Despite his later argument against war in 2003, Mr. Scowcroft was more willing to use force while in office. After Iraq invaded Kuwait in August 1990, he thought his colleagues on the National Security Council were too passive.

“The first N.S.C. meeting after the attack was one that indicated, ‘Well, it’s too bad, but gee — that’s a long way away — how would we get forces there? You know, it’s just kind of too bad, too hard to contemplate,’” he recalled. “There was sort of a fait accompli atmosphere in that first meeting.”

He raised the matter with Mr. Bush on Air Force One. “On the aircraft, I told him I was very disturbed at the tone of the N.S.C. meeting — a sort of throw-up-your-hands tone,” he said.

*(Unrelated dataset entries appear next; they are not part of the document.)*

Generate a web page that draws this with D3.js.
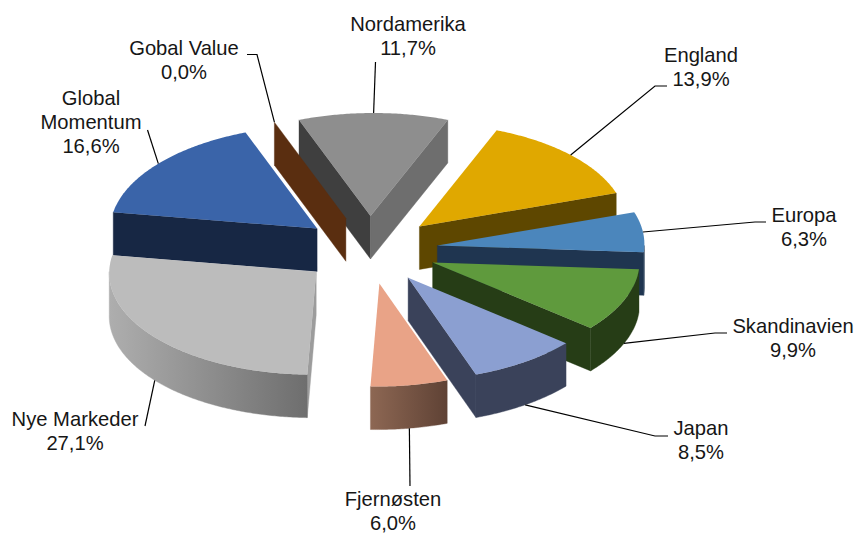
<!DOCTYPE html>
<html>
<head>
<meta charset="utf-8">
<script src="https://cdnjs.cloudflare.com/ajax/libs/d3/7.8.5/d3.min.js"></script>
<style>
    html, body { margin: 0; padding: 0; background: #fff; }
    svg { display: block; }
    text { font-family: "Liberation Sans", Arial, sans-serif; font-size: 20.2px; fill: #161616; text-anchor: middle; }
</style>
</head>
<body>
<svg id="chart" width="857" height="534"></svg>
<script>
// values, clockwise from the top
const names = ['Nordamerika', 'England', 'Europa', 'Skandinavien', 'Japan', 'Fjernøsten', 'Nye Markeder', 'Global Momentum', 'Gobal Value']
const shares = [11.7, 13.9, 6.3, 9.9, 8.5, 6.0, 27.1, 16.6, 0.0]
const shareLabels = ['11,7%', '13,9%', '6,3%', '9,9%', '8,5%', '6,0%', '27,1%', '16,6%', '0,0%']

const topColors = ['#8e8e8e', '#e0a800', '#4b86bc', '#5f9a3d', '#8b9fd1', '#e9a387', '#bcbcbc', '#3a64a9', '#5a2e10']
const startFaceColors = ['#3f3f3f', '#5e4700', '#1f3550', '#263d16', '#3a425a', '#6f4e40', '#9c9c9c', '#172744', '#5a2e10']
const endFaceColors = ['#6e6e6e', '#5e4700', '#1f3550', '#263d16', '#3a425a', '#6f4e40', '#9c9c9c', '#172744', '#5a2e10']
const wallLeft = ['#6e6e6e', '#5e4700', '#1f3550', '#263d16', '#3a425a', '#8d6753', '#aeaeae', '#172744', '#5a2e10']
const wallRight = ['#6e6e6e', '#5e4700', '#1f3550', '#263d16', '#3a425a', '#5f4235', '#6e6e6e', '#172744', '#5a2e10']

// label text: lines, centre x, first baseline
const labelLines = [['Nordamerika'], ['England'], ['Europa'], ['Skandinavien'], ['Japan'], ['Fjernøsten'], ['Nye Markeder'], ['Global', 'Momentum'], ['Gobal Value']]
const labelX = [408, 701, 804, 793, 701, 393, 75, 91, 184]
const labelY = [31, 62, 222, 333, 435, 506, 426, 105, 55]
// leader line, from the label side; the pie end is worked out from the slice
const leaderEnds = [
    [[375.5, 62]],
    [[667, 86], [655, 86]],
    [[766, 222], [755, 222]],
    [[727, 333], [715, 333]],
    [[668, 436], [655, 436]],
    [[410, 486]],
    [[145, 426]],
    [[147.5, 130]],
    [[247, 54.5], [257, 54.5]]
]

const lineHeight = 24
const drawOrder = [0, 8, 7, 1, 2, 3, 4, 5, 6]

const cx = 369.5, cy = 250, rx = 207, ry = 103, depth = 43
const explode = 0.33
const lean = -0.03
const firstAngle = -21.06 * Math.PI / 180

const svg = d3.select('#chart')
const defs = svg.append('defs')

const xScale = d3.scaleLinear().domain([-1, 1]).range([cx - rx, cx + rx])
const yScale = d3.scaleLinear().domain([-1, 1]).range([cy - ry, cy + ry])

const slices = d3.pie().sort(null).startAngle(firstAngle).endAngle(firstAngle + 2 * Math.PI)(shares)
const line = d3.line()

function project(slice, angle, r, down) {
    const mid = (slice.startAngle + slice.endAngle) / 2
    const u = r * Math.sin(angle) + explode * Math.sin(mid)
    const v = -r * Math.cos(angle) - explode * Math.cos(mid)
    return [xScale(u) + lean * ry * v, yScale(v) + (down ? depth : 0)]
}

function arcPoints(slice, a0, a1, down) {
    const steps = Math.max(1, Math.ceil((a1 - a0) / 0.01))
    return d3.range(steps + 1).map(i => project(slice, a0 + (a1 - a0) * i / steps, 1, down))
}

function radialFace(slice, angle) {
    return line([
        project(slice, angle, 0, false),
        project(slice, angle, 1, false),
        project(slice, angle, 1, true),
        project(slice, angle, 0, true)
    ]) + 'Z'
}

// front half of the rim is where cos(angle) is negative
function wallRange(slice) {
    const ranges = []
    for (let k = 0; k < 2; k++) {
        const lo = Math.PI / 2 + k * 2 * Math.PI
        const hi = 3 * Math.PI / 2 + k * 2 * Math.PI
        const a0 = Math.max(slice.startAngle, lo)
        const a1 = Math.min(slice.endAngle, hi)
        if (a1 > a0) ranges.push([a0, a1])
    }
    return ranges
}

drawOrder.forEach(i => {
    const s = slices[i]
    const g = svg.append('g').attr('class', 'slice')

    if (Math.sin(s.startAngle) < 0) {
        g.append('path').attr('d', radialFace(s, s.startAngle))
            .attr('fill', startFaceColors[i]).attr('stroke', startFaceColors[i]).attr('stroke-width', 0.4)
    }
    if (Math.sin(s.endAngle) > 0) {
        g.append('path').attr('d', radialFace(s, s.endAngle))
            .attr('fill', endFaceColors[i]).attr('stroke', endFaceColors[i]).attr('stroke-width', 0.4)
    }

    const grad = defs.append('linearGradient').attr('id', 'wall' + i)
    grad.append('stop').attr('offset', 0).attr('stop-color', wallLeft[i])
    grad.append('stop').attr('offset', 1).attr('stop-color', wallRight[i])

    wallRange(s).forEach(([a0, a1]) => {
        // outer wall: top rim forward, bottom rim back
        const pts = arcPoints(s, a0, a1, false).concat(arcPoints(s, a0, a1, true).reverse())
        g.append('path').attr('d', line(pts) + 'Z')
            .attr('fill', 'url(#wall' + i + ')').attr('stroke', 'url(#wall' + i + ')').attr('stroke-width', 0.4)
    })

    if (s.endAngle > s.startAngle) {
        const pts = [project(s, s.startAngle, 0, false)].concat(arcPoints(s, s.startAngle, s.endAngle, false))
        g.append('path').attr('d', line(pts) + 'Z').attr('fill', topColors[i])
    }
})

// leaders hit the slice rim at its middle angle, on the lower rim for front slices
slices.forEach((s, i) => {
    const mid = (s.startAngle + s.endAngle) / 2
    const anchor = project(s, mid, 1, Math.cos(mid) < 0)
    svg.append('path')
        .attr('d', line(leaderEnds[i].concat([anchor])))
        .attr('fill', 'none')
        .attr('stroke', '#000')
        .attr('stroke-width', 1.2)
})

names.forEach((name, i) => {
    const lines = labelLines[i].concat([shareLabels[i]])
    const t = svg.append('text').attr('x', labelX[i]).attr('y', labelY[i])
    lines.forEach((txt, j) => {
        t.append('tspan')
            .attr('x', labelX[i])
            .attr('y', labelY[i] + j * lineHeight)
            .text(txt)
    })
})
</script>
</body>
</html>
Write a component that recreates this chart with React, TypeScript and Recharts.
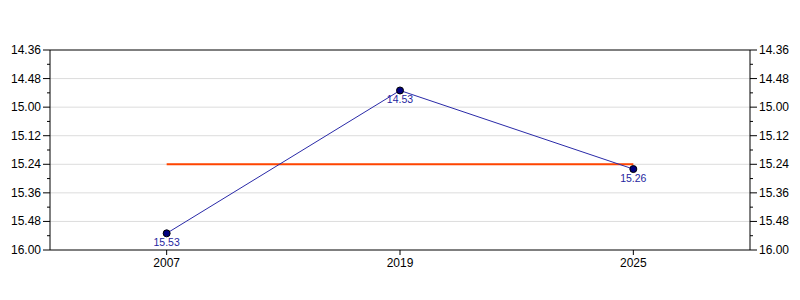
import { LineChart, Line, XAxis, YAxis, ReferenceLine, LabelList } from 'recharts'

// race years and finishing times, written as min.sec
const years = ['2007', '2019', '2025']
const times = [15.53, 14.53, 15.26]
const average = [15.24, 15.24, 15.24]

const yMajorTicks = ['14.36', '14.48', '15.00', '15.12', '15.24', '15.36', '15.48', '16.00']
const yMinorTicks = ['14.42', '14.54', '15.06', '15.18', '15.30', '15.42', '15.54']

const toSec = (v: number | string) => {
  const [m, s] = String(typeof v === 'number' ? v.toFixed(2) : v).split('.')
  return Number(m) * 60 + Number(s)
}
const fmt = (sec: number) => `${Math.floor(sec / 60)}.${String(sec % 60).padStart(2, '0')}`

const majorSec = yMajorTicks.map(toSec)
const allTicks = [...majorSec, ...yMinorTicks.map(toSec)].sort((a, b) => a - b)
const domain = [majorSec[0], majorSec[majorSec.length - 1]]

const data = years.map((year, i) => ({ year, time: toSec(times[i]), avg: toSec(average[i]) }))

const FONT = '"Liberation Sans", Arial, sans-serif'

const YTick = ({ x, y, payload, side }: any) => {
  const major = majorSec.includes(payload.value)
  const dir = side === 'left' ? -1 : 1
  const len = major ? 7 : 3
  return (
    <g>
      <line x1={x} x2={x + dir * len} y1={y} y2={y} stroke="#000" />
      {major && (
        <text x={x + dir * 9} y={y} dy={4} textAnchor={side === 'left' ? 'end' : 'start'}
          fontSize={12} fontFamily={FONT} fill="#000">
          {fmt(payload.value)}
        </text>
      )}
    </g>
  )
}

const PointLabel = ({ x, y, value }: any) => (
  <text x={x} y={y + 13} textAnchor="middle" fontSize={10.5} fontFamily={FONT} fill="#1f1fa0">
    {fmt(value)}
  </text>
)

export default function App() {
  return (
    <div style={{ position: 'absolute', left: 0, top: 0 }}>
      <LineChart width={800} height={300} data={data} margin={{ top: 50, right: 0, bottom: 20, left: 0 }}>
        <XAxis
          dataKey="year"
          scale="band"
          height={30}
          stroke="#000"
          tickSize={5}
          tickMargin={3}
          tick={{ fill: '#000', fontSize: 12, fontFamily: FONT }}
        />
        <YAxis
          yAxisId="left"
          width={50}
          reversed
          type="number"
          domain={domain}
          ticks={allTicks}
          interval={0}
          stroke="#000"
          tickLine={false}
          tickSize={0}
          tickMargin={0}
          tick={<YTick side="left" />}
        />
        <YAxis
          yAxisId="right"
          orientation="right"
          width={50}
          reversed
          type="number"
          domain={domain}
          ticks={allTicks}
          interval={0}
          stroke="#000"
          tickLine={false}
          tickSize={0}
          tickMargin={0}
          tick={<YTick side="right" />}
        />
        {majorSec.slice(1, -1).map(v => (
          <ReferenceLine key={v} yAxisId="left" y={v} stroke="#dcdcdc" />
        ))}
        <ReferenceLine yAxisId="left" y={domain[0]} stroke="#000" />
        <Line
          yAxisId="right"
          type="linear"
          dataKey="avg"
          stroke="#ff4500"
          strokeWidth={2}
          dot={false}
          isAnimationActive={false}
        />
        <Line
          yAxisId="left"
          type="linear"
          dataKey="time"
          stroke="#2a2aa8"
          strokeWidth={1}
          dot={{ r: 3.5, fill: '#000080', stroke: '#000000', strokeWidth: 1 }}
          isAnimationActive={false}
        >
          <LabelList dataKey="time" content={<PointLabel />} />
        </Line>
      </LineChart>
    </div>
  )
}
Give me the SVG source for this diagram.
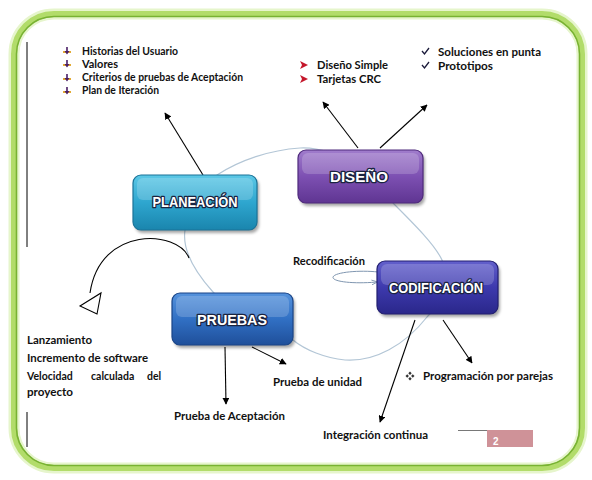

With Mr. Scowcroft’s prodding, American forces soon headed to the region. By the end of that year, he said in hindsight, war was inevitable, even though Congress had not yet voted, Secretary of State James A. Baker III was still exploring a diplomatic resolution and Gen. Colin L. Powell, the chairman of the Joint Chiefs of Staff, was wary.

“By the time we got 500,000 troops out there, we needed a conflict,” Mr. Scowcroft said. “We couldn’t stand a diplomatic solution. Now, I didn’t articulate that, except to the president. Jim Baker and Colin Powell didn’t agree. But there was no doubt in my mind that by late December — middle of December — we were committed.”

Mr. Scowcroft, however, was no fan of General Schwarzkopf. Expanding on an incident reported in Rick Atkinson’s 1993 book “Crusade,” Mr. Scowcroft said he and Defense Secretary Dick Cheney tried to fire the general because of “these blind rages that he would get in, terrorizing subordinates and so on.”